WHAT YOU NEED TO DO: What is the number of lines containing "React"? Give only that number.

INFORMATION PROVIDED:
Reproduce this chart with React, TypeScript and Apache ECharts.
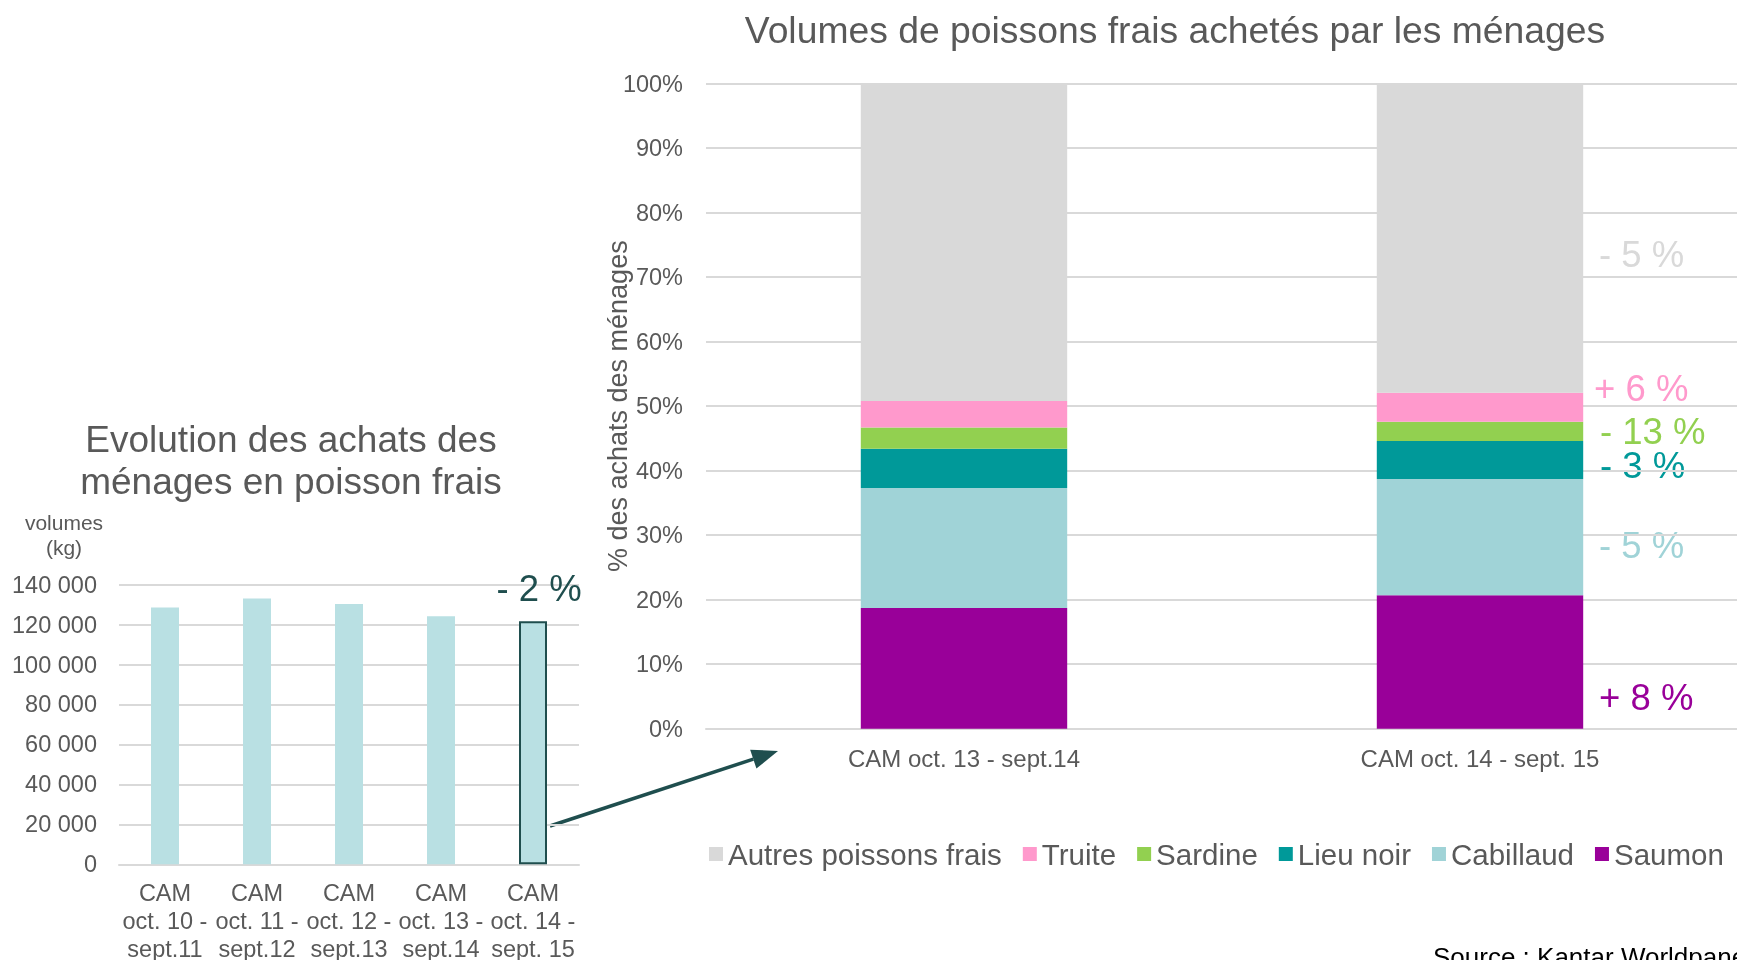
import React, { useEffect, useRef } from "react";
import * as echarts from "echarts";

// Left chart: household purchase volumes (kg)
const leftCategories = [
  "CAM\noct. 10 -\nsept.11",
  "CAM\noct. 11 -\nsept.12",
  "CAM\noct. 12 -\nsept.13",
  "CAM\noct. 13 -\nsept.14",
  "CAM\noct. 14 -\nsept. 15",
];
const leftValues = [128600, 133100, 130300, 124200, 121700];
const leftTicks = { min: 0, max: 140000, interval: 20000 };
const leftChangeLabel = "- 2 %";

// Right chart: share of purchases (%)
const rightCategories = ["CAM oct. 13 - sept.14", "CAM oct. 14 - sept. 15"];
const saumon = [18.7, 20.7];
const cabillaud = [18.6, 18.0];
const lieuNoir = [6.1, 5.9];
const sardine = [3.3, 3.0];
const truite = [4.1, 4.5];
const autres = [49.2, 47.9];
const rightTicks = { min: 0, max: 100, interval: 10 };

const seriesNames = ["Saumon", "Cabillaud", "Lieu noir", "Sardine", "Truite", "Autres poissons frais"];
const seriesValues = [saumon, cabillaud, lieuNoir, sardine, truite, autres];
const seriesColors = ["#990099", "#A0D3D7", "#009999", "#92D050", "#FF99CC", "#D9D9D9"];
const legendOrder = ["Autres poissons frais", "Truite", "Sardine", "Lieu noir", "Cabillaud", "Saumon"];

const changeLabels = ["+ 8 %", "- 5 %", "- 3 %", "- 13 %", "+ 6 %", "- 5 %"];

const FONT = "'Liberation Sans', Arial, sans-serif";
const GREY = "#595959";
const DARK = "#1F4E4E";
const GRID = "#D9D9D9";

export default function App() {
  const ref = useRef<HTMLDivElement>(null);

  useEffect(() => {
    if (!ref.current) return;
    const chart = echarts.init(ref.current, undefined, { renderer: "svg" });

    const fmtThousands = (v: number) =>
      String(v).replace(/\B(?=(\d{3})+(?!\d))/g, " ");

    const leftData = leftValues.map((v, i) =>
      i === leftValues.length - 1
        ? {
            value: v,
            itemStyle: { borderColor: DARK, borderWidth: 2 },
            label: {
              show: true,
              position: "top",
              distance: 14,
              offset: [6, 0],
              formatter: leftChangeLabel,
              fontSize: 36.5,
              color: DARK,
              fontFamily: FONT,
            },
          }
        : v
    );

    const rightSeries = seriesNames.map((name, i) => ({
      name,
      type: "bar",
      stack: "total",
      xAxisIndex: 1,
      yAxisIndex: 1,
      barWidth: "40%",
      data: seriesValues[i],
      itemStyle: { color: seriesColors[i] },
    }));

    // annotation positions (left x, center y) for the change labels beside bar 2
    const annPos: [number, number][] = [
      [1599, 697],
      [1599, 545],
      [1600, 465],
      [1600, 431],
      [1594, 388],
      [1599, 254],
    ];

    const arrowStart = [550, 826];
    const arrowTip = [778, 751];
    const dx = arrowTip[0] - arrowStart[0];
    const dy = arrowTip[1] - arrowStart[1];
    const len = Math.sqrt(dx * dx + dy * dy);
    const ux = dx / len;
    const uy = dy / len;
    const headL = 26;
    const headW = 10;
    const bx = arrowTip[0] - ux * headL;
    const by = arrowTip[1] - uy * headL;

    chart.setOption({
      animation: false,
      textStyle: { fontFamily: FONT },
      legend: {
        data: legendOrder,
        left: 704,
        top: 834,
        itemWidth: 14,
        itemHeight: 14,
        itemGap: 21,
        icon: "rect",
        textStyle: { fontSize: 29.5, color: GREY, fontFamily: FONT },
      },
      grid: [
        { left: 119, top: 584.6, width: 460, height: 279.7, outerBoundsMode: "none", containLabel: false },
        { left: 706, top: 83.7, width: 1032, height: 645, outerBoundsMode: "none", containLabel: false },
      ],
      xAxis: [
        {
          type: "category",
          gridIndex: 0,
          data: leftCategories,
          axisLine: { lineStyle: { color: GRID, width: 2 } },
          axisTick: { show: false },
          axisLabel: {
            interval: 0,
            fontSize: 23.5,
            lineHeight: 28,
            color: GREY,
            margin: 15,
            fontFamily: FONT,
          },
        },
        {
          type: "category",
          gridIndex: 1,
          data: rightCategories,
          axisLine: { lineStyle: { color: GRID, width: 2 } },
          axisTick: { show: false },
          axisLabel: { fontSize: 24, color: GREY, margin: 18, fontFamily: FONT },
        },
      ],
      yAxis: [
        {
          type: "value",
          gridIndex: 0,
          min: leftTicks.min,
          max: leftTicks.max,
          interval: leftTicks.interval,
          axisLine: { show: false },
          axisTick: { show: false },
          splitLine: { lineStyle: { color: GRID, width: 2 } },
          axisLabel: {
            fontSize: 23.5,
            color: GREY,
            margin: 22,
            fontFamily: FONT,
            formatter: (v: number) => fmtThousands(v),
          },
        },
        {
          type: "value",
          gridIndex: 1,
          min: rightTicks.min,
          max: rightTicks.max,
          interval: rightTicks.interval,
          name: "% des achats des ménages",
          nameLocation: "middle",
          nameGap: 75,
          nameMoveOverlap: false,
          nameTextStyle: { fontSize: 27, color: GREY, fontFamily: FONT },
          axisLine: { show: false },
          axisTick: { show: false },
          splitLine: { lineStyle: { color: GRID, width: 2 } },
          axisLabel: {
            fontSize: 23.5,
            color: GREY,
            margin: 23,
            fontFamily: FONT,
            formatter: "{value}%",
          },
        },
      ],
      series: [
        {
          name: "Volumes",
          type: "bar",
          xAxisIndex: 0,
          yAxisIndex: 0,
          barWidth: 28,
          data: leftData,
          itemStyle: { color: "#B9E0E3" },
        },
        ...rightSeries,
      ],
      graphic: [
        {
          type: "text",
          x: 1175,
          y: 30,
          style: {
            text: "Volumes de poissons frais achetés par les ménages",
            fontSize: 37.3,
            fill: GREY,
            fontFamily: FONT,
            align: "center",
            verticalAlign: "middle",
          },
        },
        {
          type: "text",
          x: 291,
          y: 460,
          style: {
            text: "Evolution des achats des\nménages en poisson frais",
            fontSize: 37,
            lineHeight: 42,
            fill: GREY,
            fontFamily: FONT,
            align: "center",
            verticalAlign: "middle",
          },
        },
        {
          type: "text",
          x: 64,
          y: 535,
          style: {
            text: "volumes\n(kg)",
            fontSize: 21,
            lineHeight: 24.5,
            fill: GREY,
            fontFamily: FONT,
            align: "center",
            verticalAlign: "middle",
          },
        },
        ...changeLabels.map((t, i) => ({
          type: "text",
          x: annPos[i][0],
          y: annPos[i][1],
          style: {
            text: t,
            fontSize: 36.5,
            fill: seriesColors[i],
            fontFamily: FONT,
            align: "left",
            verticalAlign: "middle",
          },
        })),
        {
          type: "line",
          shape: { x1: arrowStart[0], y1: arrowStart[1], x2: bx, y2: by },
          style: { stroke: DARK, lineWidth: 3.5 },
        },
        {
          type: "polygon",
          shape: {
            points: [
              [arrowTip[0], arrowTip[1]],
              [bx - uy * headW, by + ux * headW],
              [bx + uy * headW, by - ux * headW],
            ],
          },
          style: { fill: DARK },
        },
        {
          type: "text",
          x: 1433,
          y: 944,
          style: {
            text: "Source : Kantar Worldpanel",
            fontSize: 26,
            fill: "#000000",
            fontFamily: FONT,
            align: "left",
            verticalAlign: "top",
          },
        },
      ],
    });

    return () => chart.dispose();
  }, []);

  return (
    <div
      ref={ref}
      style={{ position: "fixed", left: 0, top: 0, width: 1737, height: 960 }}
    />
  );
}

EXERCISE ANSWER: 2